Where Nav Meets Taxonomy

I had a great session at work recently massaging a general taxonomy to be navigable. Hunched over wireframes and a hierarchical view of the taxonomy with a programmer, business analyst, and manager we were all able to communicate and understand the issues.

This is an important area of IA that is getting to be more like science and less like art. Personally, I still think bottom-up design sucks when used for navigation. The idea that you can, say, create a taxonomy without knowing who will use it or how is just ridiculous, and the more different users and users you apply to it the more its usefulness is diluted; the effect is proportional.
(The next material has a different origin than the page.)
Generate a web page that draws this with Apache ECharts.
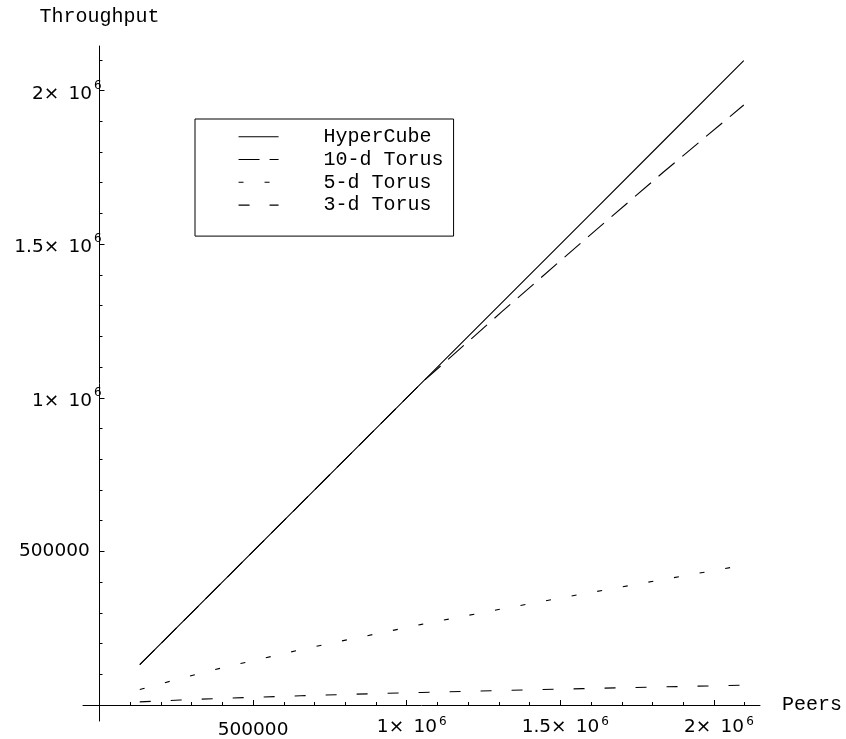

For example, a hierarchical taxonomy may not be balanced (an equal number of children for each parent), it may be deeper in some places than others. This may make it difficult to pull the data out and put it into a standard template (which is the advantage of having the info organized that way ahead of time), ending up with some pages that have too little content and others which have too much. With the philosophy that the UI is designed for the users’ needs, it’s the taxonomy that is the problem here.

Depending on the labels, leaf nodes may not be findable from the top of the tree (can someone look at the top-level category and ‘smell’ what’s a few levels down?). If we have this problem, we might start collapsing some levels. Then we look to see if this results in pages that are too long and balance the levels and the size of the pages: the taxonomy dance. But our information isn’t static, and we can’t always predict how the taxonomy and the information inside it will change.

That said, sometimes you have an underlying structure like a hierarchical taxonomy and need to stick a user interface on it. When this happens it’s best to have a layer of abstraction between the two so that the UI can serve the needs of the user. The layer of abstraction might just be very clever database queries. But this assumes the database is modeled to allow a flexible UI, for example, not hard coding hierarchical associations. I still haven’t arrived at the point of a method we can follow when doing this, it’ll take collaboration with a database programmer to do so.

Later…I had asked “can someone look at the top-level category and ‘smell’ what’s a few levels down?” That’s important for directed search, where you may be looking for grandchildren. It’s not as important for exploratory browsing: If you can smell the children categories under each parent, you can gradually work down the generations.